ACLU-TN Launches Initiative to Ensure Immigrants Understand Constitutional Rights
Webcenter Promotes Fair Treatment in the Justice System
FOR IMMEDIATE RELEASE
CONTACT: (212) 549-2666; email@example.com
NASHVILLE – In response to the Supreme Court’s recent decision on Arizona’s “show me your papers” law, the ACLU of Tennessee today launched an initiative to ensure that Tennessee’s immigrants understand their right to fair treatment in the justice system.
The centerpiece of this effort is the online “Immigrant Rights Resource Center,” with bilingual information on how to prepare for interactions with law enforcement. ACLU-TN is publicizing the center with the distribution of posters in Spanish and English to social service agencies, businesses and churches across the state.

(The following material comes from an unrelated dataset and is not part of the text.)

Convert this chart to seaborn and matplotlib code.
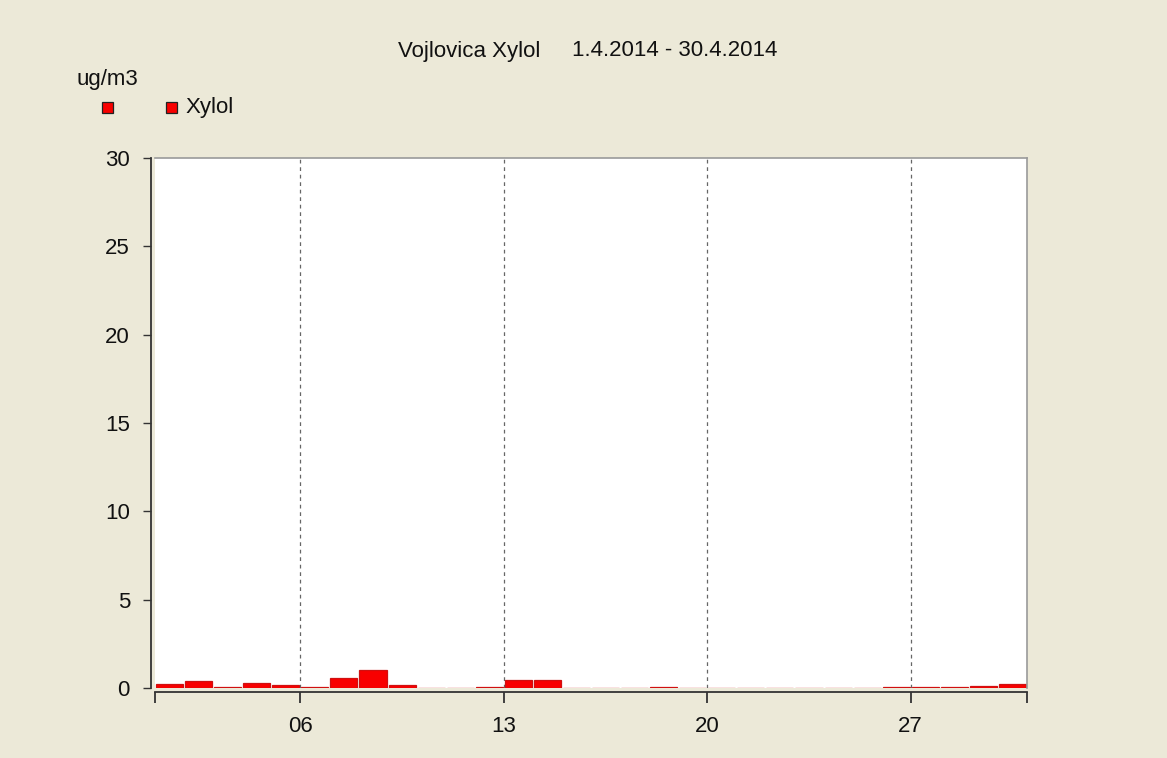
import matplotlib
matplotlib.use("Agg")
import matplotlib.pyplot as plt
from matplotlib.patches import Rectangle
import seaborn as sns
import pandas as pd

days = list(range(1, 31))
xylol = [0.22, 0.4, 0.07, 0.3, 0.15, 0.07, 0.55, 1.0, 0.15, 0.0,
         0.0, 0.07, 0.45, 0.45, 0.0, 0.0, 0.0, 0.07, 0.0, 0.0,
         0.0, 0.0, 0.0, 0.0, 0.0, 0.07, 0.07, 0.07, 0.12, 0.22]
tick_days = [6, 13, 20, 27]
tick_labels = ["06", "13", "20", "27"]
yticks = [0, 5, 10, 15, 20, 25, 30]

bg = "#ECE9D8"
sns.set_theme(style="white")
plt.rcParams["font.family"] = ["Liberation Sans", "DejaVu Sans"]
W, H = 1167, 758

fig = plt.figure(figsize=(11.67, 7.58), dpi=100, facecolor=bg)
ax = fig.add_axes([155/W, 1-688/H, (1027-155)/W, (688-158)/H])
ax.set_facecolor("white")

df = pd.DataFrame({"day": days, "val": xylol})
sns.barplot(data=df, x="day", y="val", native_scale=True, color="#F80000",
            saturation=1, width=0.93, edgecolor="#D01010", linewidth=0.9, ax=ax)

ax.set_xlim(0.5, 30.5)
ax.set_ylim(0, 30)
ax.set_xlabel("")
ax.set_ylabel("")

ax.set_xticks([d - 0.5 for d in tick_days])
ax.set_xticklabels(tick_labels)
ax.set_xticks([0.5, 30.5], minor=True)
ax.set_yticks(yticks)
ax.set_yticklabels([str(v) for v in yticks])
ax.tick_params(axis="x", which="both", direction="out", length=8, width=1.3,
               color="#333333", bottom=True, pad=9, labelsize=16, labelcolor="#111111")
ax.tick_params(axis="y", direction="out", length=6, width=1, color="#333333",
               left=True, pad=9, labelsize=16, labelcolor="#111111")

for d in tick_days:
    ax.axvline(d - 0.5, color="#666666", linestyle=(0, (3, 3)), linewidth=0.9, zorder=0)

for s in ["left", "bottom"]:
    ax.spines[s].set_position(("outward", 3))
    ax.spines[s].set_color("#333333")
    ax.spines[s].set_linewidth(1.3)
for s in ["top", "right"]:
    ax.spines[s].set_color("#9a9a9a")
    ax.spines[s].set_linewidth(1.2)

fig.text(398/W, 1-51/H, "Vojlovica Xylol", ha="left", va="center", fontsize=16, color="#111111")
fig.text(572/W, 1-51/H, "1.4.2014 - 30.4.2014", ha="left", va="center", fontsize=16, color="#111111")
fig.text(77/W, 1-80/H, "ug/m3", ha="left", va="center", fontsize=16, color="#111111")
for cx in [107.5, 171.5]:
    fig.add_artist(Rectangle(((cx-5.5)/W, 1-(107.5+5.5)/H), 11/W, 11/H,
                             transform=fig.transFigure, facecolor="#F80000",
                             edgecolor="#222222", linewidth=0.9))
fig.text(186/W, 1-108/H, "Xylol", ha="left", va="center", fontsize=16, color="#111111")

fig.savefig("out.png", dpi=100, facecolor=bg)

“The Constitution’s promise of fair treatment in the justice system applies to all people in this country, citizens and non-citizens alike,” said Hedy Weinberg, ACLU-TN Executive Director. “ACLU-TN’s online Immigrant Resource Center is designed to help people understand the justice system and the safeguards it offers.”
The constitutional guarantee of due process ensures that people are treated equally within the justice system. The U.S. is not supposed to be a country that detains people, sometimes for years, without access to lawyers or family. Unfortunately, this is what is happening to thousands of immigrants caught up in raids, transferred into detention centers, and pressured into signing removal orders without being able to consult with counsel or family.
The printable documents in the resource center provide information on how the justice system works, as well as an understanding of constitutional protections. They include information on obtaining visas in cases of domestic and workplace abuse or human trafficking, encounters with law enforcement, the detention system, safety planning and raids.